What is being asked
Take the listing from its first line through the line that contains "plt.rcParams['font.family'] = ['Liberation" and please retype those lines exactly, leaving out the pictures.

--- start of Data lines ---

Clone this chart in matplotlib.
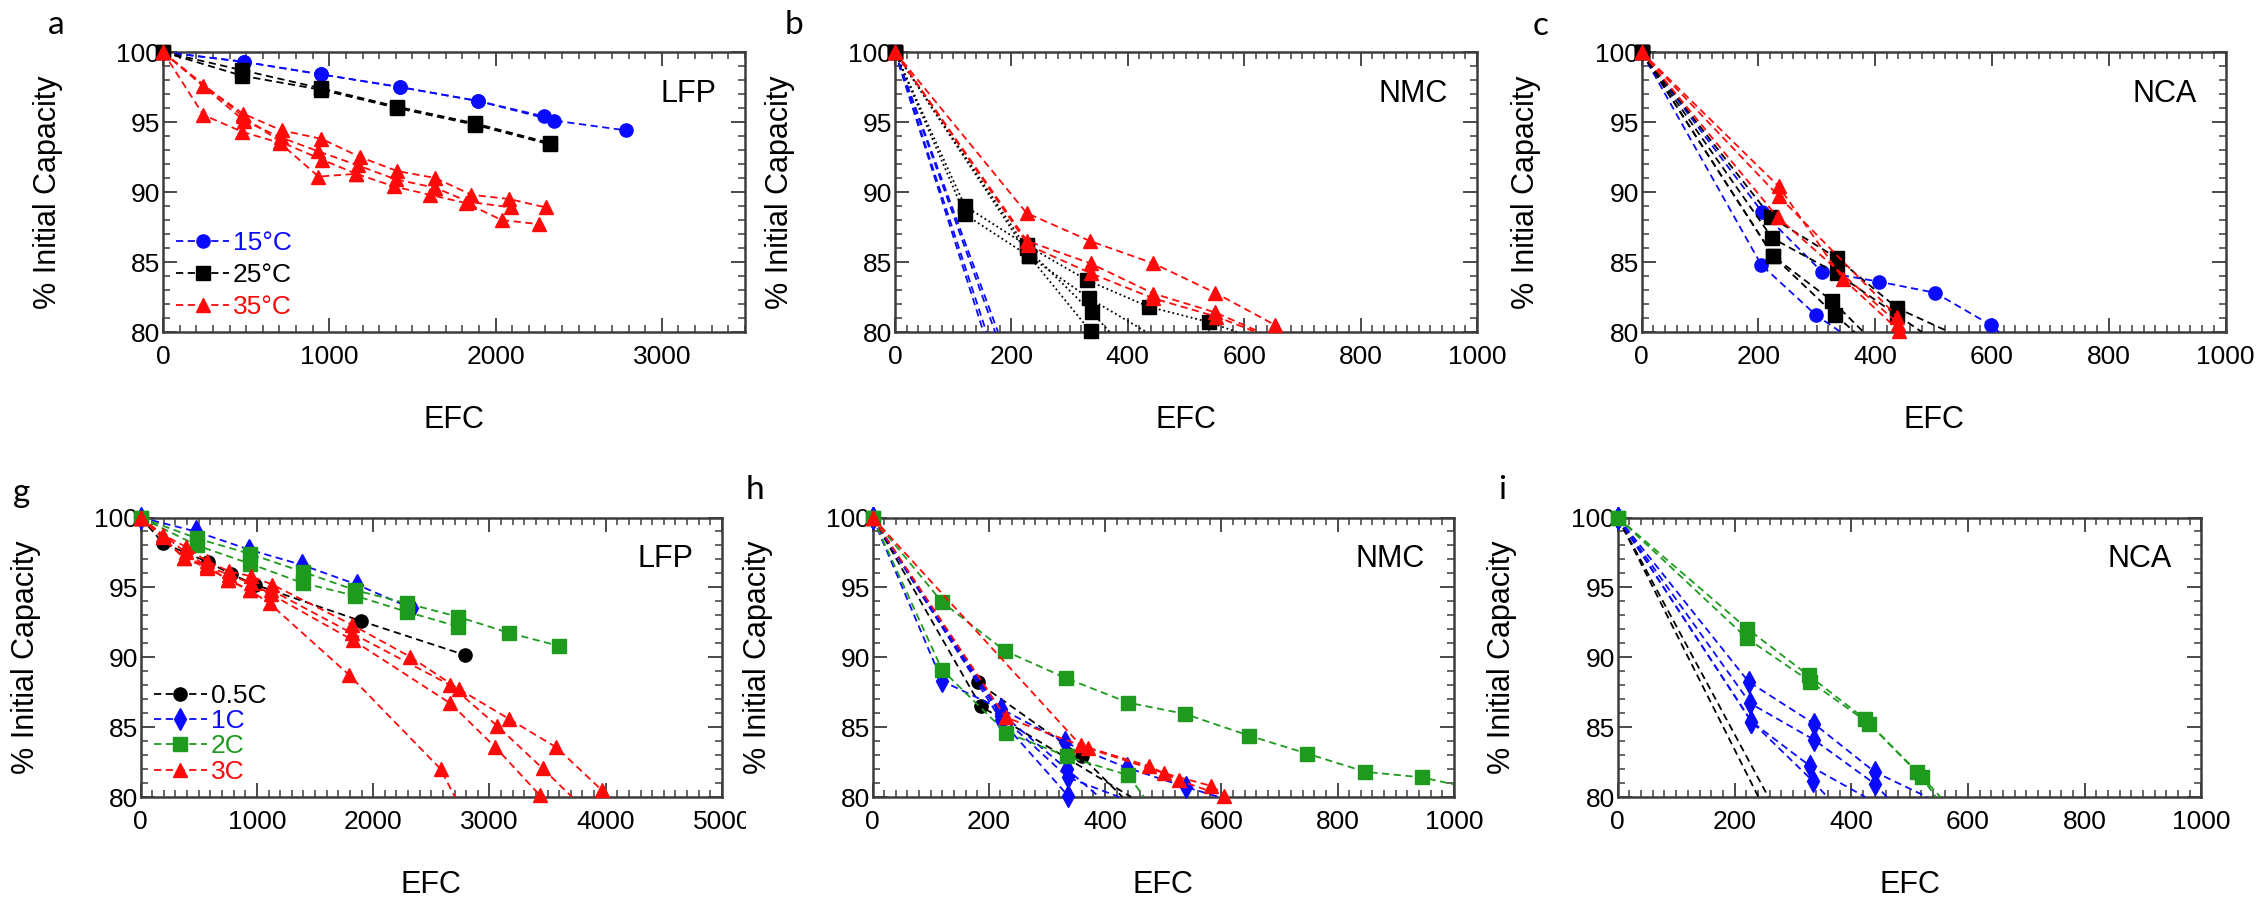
import matplotlib
matplotlib.use("Agg")
import matplotlib.pyplot as plt
from matplotlib.ticker import MultipleLocator
from matplotlib.patches import Rectangle

plt.rcParams['font.family'] = ['Liberation Sans', 'DejaVu Sans']

# ---- data (EFC, % initial capacity), one inner list per cell ----
# a: LFP, temperature
a15_efc = [[0, 486, 953, 1423, 1895, 2292], [0, 486, 953, 1423, 1895, 2354, 2785]]
a15_cap = [[100, 99.3, 98.4, 97.5, 96.5, 95.4], [100, 99.3, 98.4, 97.5, 96.5, 95.1, 94.4]]
a25_efc = [[0, 477, 953, 1407, 1877, 2326], [0, 477, 953, 1407, 1877, 2326]]
a25_cap = [[100, 98.7, 97.4, 96.1, 94.9, 93.5], [100, 98.3, 97.3, 96.0, 94.8, 93.4]]
a35_efc = [[0, 243, 481, 713, 953, 1185, 1407, 1638, 1854, 2081, 2301],
           [0, 486, 708, 935, 1173, 1400, 1638, 1838, 2093],
           [0, 243, 477, 704, 935, 1162, 1389, 1605, 1825, 2036, 2263],
           [0, 481, 704, 958, 1162]]
a35_cap = [[100, 97.6, 95.6, 94.4, 93.8, 92.5, 91.5, 91.0, 89.8, 89.5, 88.9],
           [100, 95.1, 93.9, 92.9, 91.9, 90.9, 90.3, 89.3, 88.9],
           [100, 95.5, 94.3, 93.5, 91.1, 91.3, 90.4, 89.8, 89.2, 88.0, 87.7],
           [100, 95.4, 93.6, 92.3, 91.3]]

# b: NMC, temperature
b15_efc = [[0, 152], [0, 157], [0, 172], [0, 177]]
b15_cap = [[100, 80], [100, 80], [100, 80], [100, 80]]
b25_efc = [[0, 120, 226, 330, 436, 540, 587], [0, 120, 231, 334, 432],
           [0, 226, 338, 369], [0, 231, 336]]
b25_cap = [[100, 89.0, 86.2, 83.7, 81.8, 80.7, 80.0], [100, 88.4, 85.4, 82.4, 80.0],
           [100, 86.0, 81.4, 80.0], [100, 85.4, 80.05]]
b35_efc = [[0, 226, 335, 444, 550, 653], [0, 227, 336, 444, 550, 627], [0, 229, 336, 444, 552, 620]]
b35_cap = [[100, 88.5, 86.5, 84.9, 82.8, 80.5], [100, 86.5, 84.9, 82.75, 81.4, 80.0],
           [100, 86.2, 84.2, 82.4, 81.1, 80.0]]

# c: NCA, temperature
c15_efc = [[0, 206, 309, 406, 503, 598, 612], [0, 205, 299, 341]]
c15_cap = [[100, 88.6, 84.3, 83.6, 82.8, 80.5, 80.0], [100, 84.8, 81.2, 80.0]]
c25_efc = [[0, 222, 334, 438, 527], [0, 224, 334, 438, 480], [0, 226, 327, 380], [0, 226, 332, 365]]
c25_cap = [[100, 88.2, 85.3, 81.7, 80.0], [100, 86.7, 84.2, 81.2, 80.0],
           [100, 85.4, 82.2, 80.0], [100, 85.4, 81.2, 80.0]]
c35_efc = [[0, 235, 345, 441], [0, 235, 438, 450], [0, 233, 440]]
c35_cap = [[100, 90.4, 83.8, 80.1], [100, 89.7, 81.1, 80.0], [100, 88.2, 80.6]]

# g: LFP, C-rate
g05_efc = [[0, 195, 583, 778, 982, 1893, 2793]]
g05_cap = [[100, 98.15, 96.8, 95.95, 95.2, 92.6, 90.15]]
g1_efc = [[0, 475, 935, 1390, 1861, 2330]]
g1_cap = [[100, 99.0, 97.7, 96.6, 95.2, 93.5]]
g2_efc = [[0, 486, 939, 1399, 1846, 2290, 2730, 3165, 3602], [0, 486, 939, 1399, 1846, 2290, 2730]]
g2_cap = [[100, 98.5, 97.4, 96.1, 94.8, 93.85, 92.9, 91.75, 90.8],
          [100, 98.0, 96.7, 95.3, 94.4, 93.25, 92.2]]
g3_efc = [[0, 195, 389, 567, 761, 948, 1133, 1822, 2314, 2742, 3165, 3576, 3965],
          [0, 195, 372, 573, 754, 939, 1123, 1822, 2664, 3065, 3457, 3710],
          [0, 372, 567, 754, 939, 1110, 1791, 2580, 2703],
          [0, 389, 573, 761, 948, 1123, 1829, 2664, 3052, 3431]]
g3_cap = [[100, 98.75, 97.9, 96.9, 96.15, 95.8, 95.2, 92.3, 90.05, 87.7, 85.6, 83.55, 80.5],
          [100, 98.6, 97.1, 96.4, 95.55, 94.8, 94.8, 91.7, 88.0, 85.1, 82.05, 80.0],
          [100, 97.1, 96.6, 95.5, 94.8, 93.85, 88.75, 82.0, 80.0],
          [100, 97.5, 96.5, 95.9, 95.3, 94.5, 91.2, 86.7, 83.55, 80.15]]

# h: NMC, C-rate
h05_efc = [[0, 181, 360, 430], [0, 186, 445]]
h05_cap = [[100, 88.2, 82.9, 80.0], [100, 86.5, 80.0]]
h1_efc = [[0, 119.5, 221, 331, 437, 540, 596], [0, 221, 334, 390], [0, 221, 336, 424], [0, 221, 336]]
h1_cap = [[100, 88.3, 86.3, 83.9, 82.1, 80.7, 80.0], [100, 86.0, 82.0, 80.0],
          [100, 85.8, 81.4, 80.0], [100, 85.5, 80.1]]
h2_efc = [[0, 119.5, 228, 333, 440, 537, 647, 748, 848, 946, 1000], [0, 119.5, 230, 335, 440, 467]]
h2_cap = [[100, 93.95, 90.45, 88.5, 86.75, 85.95, 84.4, 83.1, 81.8, 81.4, 80.9],
          [100, 89.1, 84.6, 82.9, 81.55, 80.0]]
h3_efc = [[0, 358, 476, 527, 605], [0, 229, 370, 502, 582, 612]]
h3_cap = [[100, 83.7, 82.2, 81.2, 80.05], [100, 85.7, 83.5, 81.7, 80.8, 80.0]]

# i: NCA, C-rate
i05_efc = [[0, 241], [0, 258]]
i05_cap = [[100, 80], [100, 80]]
i1_efc = [[0, 224, 336, 440, 530], [0, 227, 336, 440, 461], [0, 229, 330, 424], [0, 229, 334, 359]]
i1_cap = [[100, 88.25, 85.25, 81.8, 80.0], [100, 86.7, 84.1, 80.95, 80.0],
          [100, 85.4, 82.2, 80.0], [100, 85.4, 81.15, 80.0]]
i2_efc = [[0, 221.5, 327, 423, 513, 553], [0, 221.5, 330, 431, 521, 545]]
i2_cap = [[100, 92.05, 88.7, 85.6, 81.8, 80.0], [100, 91.35, 88.25, 85.25, 81.4, 80.0]]

BLUE, BLACK, RED, GREEN = '#0a0aff', '#000000', '#ff0a0a', '#1e9a1e'
FRAME = '#3c3c3c'
DASH = (0, (4, 2.5))
DOT = (0, (1, 1.6))

W, H = 2257, 897
fig = plt.figure(figsize=(W / 100, H / 100), dpi=100)


def make_ax(left, top, w, h):
    return fig.add_axes([left / W, 1 - (top + h) / H, w / W, h / H])


def draw(ax, efc, cap, color, marker, ms, ls=DASH, label=None, xmax=1000):
    first = None
    for k, (x, y) in enumerate(zip(efc, cap)):
        # markers only on measured points, not on where a line leaves the frame
        mk = [j for j in range(len(x)) if y[j] > 80.001 and x[j] < xmax]
        line, = ax.plot(x, y, color=color, ls=ls, lw=1.3, marker=marker, ms=ms,
                        mec=color, mfc=color, markevery=mk, clip_on=False,
                        label=label if k == 0 else None, zorder=3)
        if first is None:
            first = line
    return first


def style(ax, xmax, xmajor, xminor, name, letter, lx, ly):
    ax.set_xlim(0, xmax)
    ax.set_ylim(80, 100)
    ax.xaxis.set_major_locator(MultipleLocator(xmajor))
    ax.xaxis.set_minor_locator(MultipleLocator(xminor))
    ax.yaxis.set_major_locator(MultipleLocator(5))
    ax.yaxis.set_minor_locator(MultipleLocator(1))
    ax.tick_params(which='both', direction='in', top=True, right=True,
                   color=FRAME, labelsize=19)
    ax.tick_params(which='major', length=10, width=1.3)
    ax.tick_params(which='minor', length=5, width=1.1)
    ax.tick_params(axis='x', pad=9)
    ax.tick_params(axis='y', pad=2)
    for s in ax.spines.values():
        s.set_color(FRAME)
        s.set_linewidth(1.8)
    ax.set_xlabel('EFC', fontsize=22)
    ax.set_ylabel('% Initial Capacity', fontsize=22)
    ax.xaxis.set_label_coords(0.5, -0.26)
    ax.yaxis.set_label_coords(-0.172, 0.5)
    ax.text(0.95, 0.905, name, transform=ax.transAxes, ha='right', va='top', fontsize=22)
    fig.text(lx / W, 1 - ly / H, letter, fontsize=24, family='Lato', ha='center', va='center')


ax_a = make_ax(163, 52, 582, 280)
ax_b = make_ax(895, 52, 582, 280)
ax_c = make_ax(1641.5, 52, 584, 280)
ax_g = make_ax(140.6, 517.5, 581.4, 279.5)
ax_h = make_ax(872.6, 517.5, 581.2, 279.5)
ax_i = make_ax(1617.8, 517.5, 583.6, 279.5)

# a
l15 = draw(ax_a, a15_efc, a15_cap, BLUE, 'o', 9.5, label='15°C', xmax=3500)
l25 = draw(ax_a, a25_efc, a25_cap, BLACK, 's', 10, label='25°C', xmax=3500)
l35 = draw(ax_a, a35_efc, a35_cap, RED, '^', 10, label='35°C', xmax=3500)
style(ax_a, 3500, 1000, 100, 'LFP', 'a', 56, 25)
ax_a.legend(handles=[l15, l25, l35], loc='lower left', bbox_to_anchor=(0.0, 0.0),
            frameon=False, fontsize=19, labelcolor='linecolor', handlelength=2.0,
            handletextpad=0.15, labelspacing=0.3, borderaxespad=0.3, borderpad=0.2)

# b
draw(ax_b, b15_efc, b15_cap, BLUE, 'o', 9.5)
draw(ax_b, b25_efc, b25_cap, BLACK, 's', 10, ls=DOT)
draw(ax_b, b35_efc, b35_cap, RED, '^', 10)
style(ax_b, 1000, 200, 20, 'NMC', 'b', 794, 25)

# c
draw(ax_c, c15_efc, c15_cap, BLUE, 'o', 9.5)
draw(ax_c, c25_efc, c25_cap, BLACK, 's', 10)
draw(ax_c, c35_efc, c35_cap, RED, '^', 10)
style(ax_c, 1000, 200, 20, 'NCA', 'c', 1541, 26)

# g
m05 = draw(ax_g, g05_efc, g05_cap, BLACK, 'o', 9.5, label='0.5C', xmax=5000)
m1 = draw(ax_g, g1_efc, g1_cap, BLUE, 'd', 11, label='1C', xmax=5000)
m2 = draw(ax_g, g2_efc, g2_cap, GREEN, 's', 10, label='2C', xmax=5000)
m3 = draw(ax_g, g3_efc, g3_cap, RED, '^', 10, label='3C', xmax=5000)
style(ax_g, 5000, 1000, 100, 'LFP', 'g', 22, 493)
ax_g.legend(handles=[m05, m1, m2, m3], loc='lower left', bbox_to_anchor=(0.0, 0.0),
            frameon=False, fontsize=19, labelcolor='linecolor', handlelength=2.0,
            handletextpad=0.15, labelspacing=0.05, borderaxespad=0.3, borderpad=0.2)

# h
draw(ax_h, h05_efc, h05_cap, BLACK, 'o', 9.5)
draw(ax_h, h1_efc, h1_cap, BLUE, 'd', 11)
draw(ax_h, h2_efc, h2_cap, GREEN, 's', 10)
draw(ax_h, h3_efc, h3_cap, RED, '^', 10)
style(ax_h, 1000, 200, 20, 'NMC', 'h', 755, 490)

# i
draw(ax_i, i05_efc, i05_cap, BLACK, 'o', 9.5)
draw(ax_i, i1_efc, i1_cap, BLUE, 'd', 11)
draw(ax_i, i2_efc, i2_cap, GREEN, 's', 10)
style(ax_i, 1000, 200, 20, 'NCA', 'i', 1502, 490)

# the source image crops the last digit of "5000" in panel g
fig.add_artist(Rectangle((746 / W, 1 - 845 / H), 12 / W, 40 / H, transform=fig.transFigure,
                         facecolor='white', edgecolor='none', zorder=10))

fig.savefig('out.png', dpi=100, facecolor='white')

--- end of Data lines ---

Response to this task
Clone this chart in matplotlib.
import matplotlib
matplotlib.use("Agg")
import matplotlib.pyplot as plt
from matplotlib.ticker import MultipleLocator
from matplotlib.patches import Rectangle

plt.rcParams['font.family'] = ['Liberation Sans', 'DejaVu Sans']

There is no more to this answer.